Mershon affiliates Amy Shuman and Wendy Hesford hosted the first "Human Rights and the Humanities" student summer travel and study program, which included four students (three English majors and one International Studies major) and the assistance of one English graduate student.

Participants of the five-day study program, held June 12-16, 2016, attended film screenings at this year's Human Rights Watch Film Festival at the Walter Reed Theatre at Lincoln Center in Manhattan, attended the "Human Rights in the Age of Ambiguity" conference at Fordham University, and explored the archives at Columbia University's Center for Human Rights Documentation and Research.

Among the films that the group screened were "Desperate Journey," about asylum seekers arriving in Europe by sea; "The Crossing," which focused on a group of Syrian refugees; and "The Uncondemned," about the lawyers, activists, and Rwandan women who fought to have rape recognized as a war crime.

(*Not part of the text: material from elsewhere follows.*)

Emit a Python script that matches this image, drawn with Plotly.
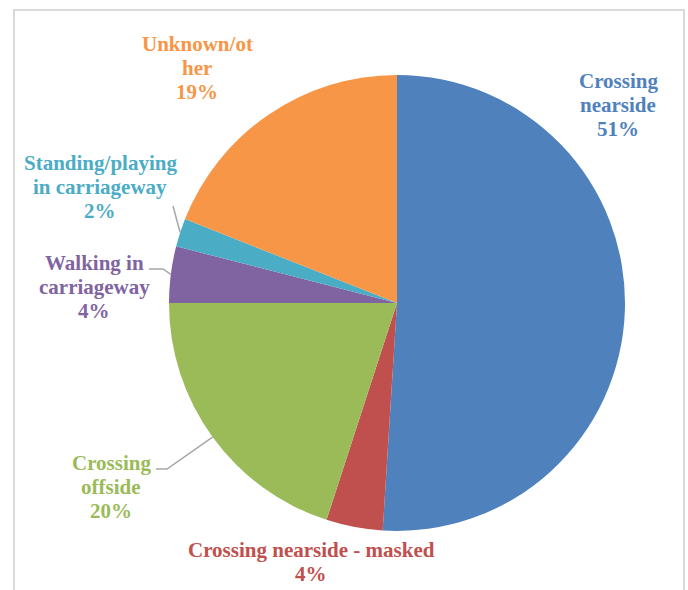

Students also attended panels on the Syrian refugee crisis and virtual reality and human rights. At the Fordham University conference, students attended panels on a range of topics, including a debate between Stephen Hopgood and Samuel Moyn about international human rights theory, panels on LGBTQI Rights, and the politics of immigration. They were able to hear a keynote presentation by a former acting UN high commissioner for human rights.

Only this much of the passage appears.